I love the simplicity of the story, one day in the life of one platoon, as they approach their landing on a beach in Italy, as they dig in during the dawn hours, as they begin their mission.   They need to capture a German-held farmhouse that oversees an important bridge, but this is more than the engrossing story of that mission and its violence and its cost.  The real strength here is the very human observation, the inner story of these men and boys as they move (and sometimes fight) their way toward their objective.  The film’s power is in the individualizing of the soldiers, listening in on their conversations, hearing their fears and their humor, their bitterness and friendship – so different from the many films of the time that glorified the conflict and demonized the enemy.

The audience gets to know these soldiers as people as they rise or break under pressure, as they joke and curse and are wounded and lose friends and keep moving on, talking over the bits and pieces of each of their lives.

A soldier is slightly wounded and is okay to be left alone, since the American forces are moving up from the beach and will be along soon to help him to an aid station.  A younger soldier asks the wounded man if he will take a letter the youth has written home and will post it.  The wounded soldier says yes.  The platoon moves on.  Later as they take-five along the road and sit or lie down, one worldly soldier teases the youth, saying that wounded man is probably reading his letter right now.  “He wouldn’t do that,” says the youth.  “Sure he would, and then he’ll probably use the letter on his wound, stuff it into the bullet hole.” “He can’t do that!” Says the youth.  “You can’t use paper for a wound!” “Hell, why not,” asks the other soldier, and the youth says, “Cause it crinkles!” 

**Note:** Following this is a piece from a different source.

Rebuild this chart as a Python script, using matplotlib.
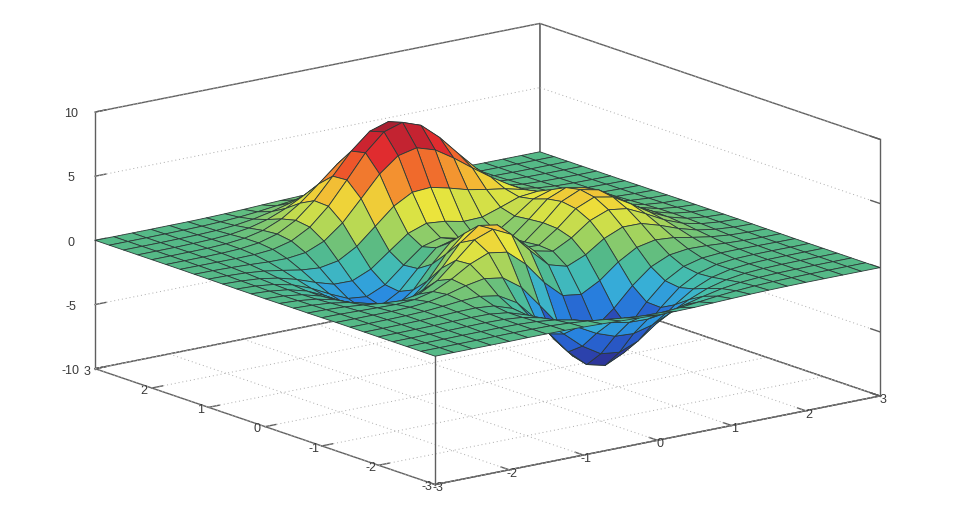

The platoon is staffed with a long list of good actors who create these very human individuals and take you inside of them: Dana Andrews, Lloyd Bridges, Richard Conte, John Ireland…  I’ve gone along on their mission a dozen times and will go again – and I’ll read through Harry Brown’s book again, too.  Somewhere inside, I’m always that boy who was me, marching along with these soldiers and witnessing their human truth as they move on toward their hellish hour at that farm house.  (Directed by Lewis Milestone.)